When will the pain stop? New Turkish bombing causes fires on Chaldean-Syriac-Assyrian agricultural land in Nohadra

NOHADRA and NAHLA, Iraq — Agricultural lands, pastures and homes belonging to Chaldean–Syriac–Assyrian villages have caught fire in the northern Iraqi region of Nohadra (Duhok). During the week, the fires started as a consequence of heavy bombing by Turkish helicopters and warplanes of assumed positions of the Kurdistan Workers’ Party (PKK).

Several Chaldean–Syriac–Assyrian villages in the Nahla Valley were affected. The airstrikes have e.g. caused fires and damage to houses of the Chaldean–Syriac–Assyrian village of Upper Hazanke on Wednesday. According to the mayor of the village, it took more than one day to extinguish the fires because Chaldean–Syriac–Assyrian villagers and firefighters had difficulty reaching the fires.

The Kurdish guerilla organization PKK and the Turkish state have been embroiled in armed conflict for decades over the denial of Kurdish rights in Turkey. The PKK is outlawed and designated a terrorist organization by Turkey and its NATO allies the United States and the European Union.

Many Chaldeans–Syriacs–Assyrians heavily criticize the PKK’s guerilla tactics. They claim the PKK consciously carries out guerrilla movements in areas and villages where Chaldeans–Syriacs–Assyrians live, drawing them into the conflict and causing harm on their villages, homes, and lands.

The PKK has its main training camps and guerilla hideouts in the mountains of the autonomous Kurdistan Region of Iraq (KRI). The most powerful and ruling family in the Kurdish region are the Barzanis who have close ties to the Turkish government. President Nechirvan Barzani and Prime Minister Masrour Barzani dominate the Kurdistan Regional Government (KRG). They share power in the KRI with the Talabani family who rule out of the city of Sulaymaniyah. Both families — and factions within them — maintain their own armed forces, police, and intelligence services.

Turkey has been militarily active in the area for decades.

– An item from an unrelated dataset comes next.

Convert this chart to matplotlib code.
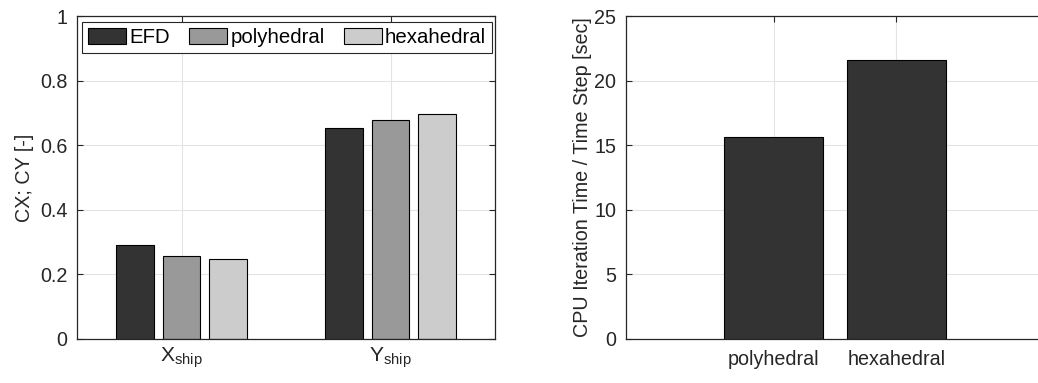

Already in the time of Saddam Hussein, Ankara and the Iraqi dictator have a deal in which Turkey was allowed to cross the border into Iraq up to several kilometers to fight and bomb the Kurdish guerilla. Nowadays, neighboring Iran significantly interferes in Iraqi politics. Iran also doesn’t mind Turkey’s military activity — so long as it stays out of areas of Iranian influence.

In his Die WELT article When Kurds fight each other, Erdogan rubs his hands, journalist Alfred Hackensberger says that the Turkish Army has been sending special commandos and military aircraft into Iraqi territory and airspace for years to destroy PKK positions. In June of 2020, Ankara launched two large-scale ground and air operations in northern Iraq ostensibly against the PKK. Turkish soldiers crossed the 367-kilometer border in at least 6 different places and took control of extensive areas of northern Iraq — the estimated total area is around 200 square kilometers. Turkey is reported to have set up some 37 military posts in the KRI.

Turkey considers the PKK and its offshoots a threat to Turkey’s national security.

“How real this threat actually is, remains debatable. In any case, Turkey is using the PKK as a pretext for its policy of regional hegemony, ” writes Hackensberger. “President Recep Tayyip Erdogan cited the “fight against terror” as the reason for two recent invasions and the occupation of large swathes of land in northern Syria. A similar scenario now threatens northern Iraq.”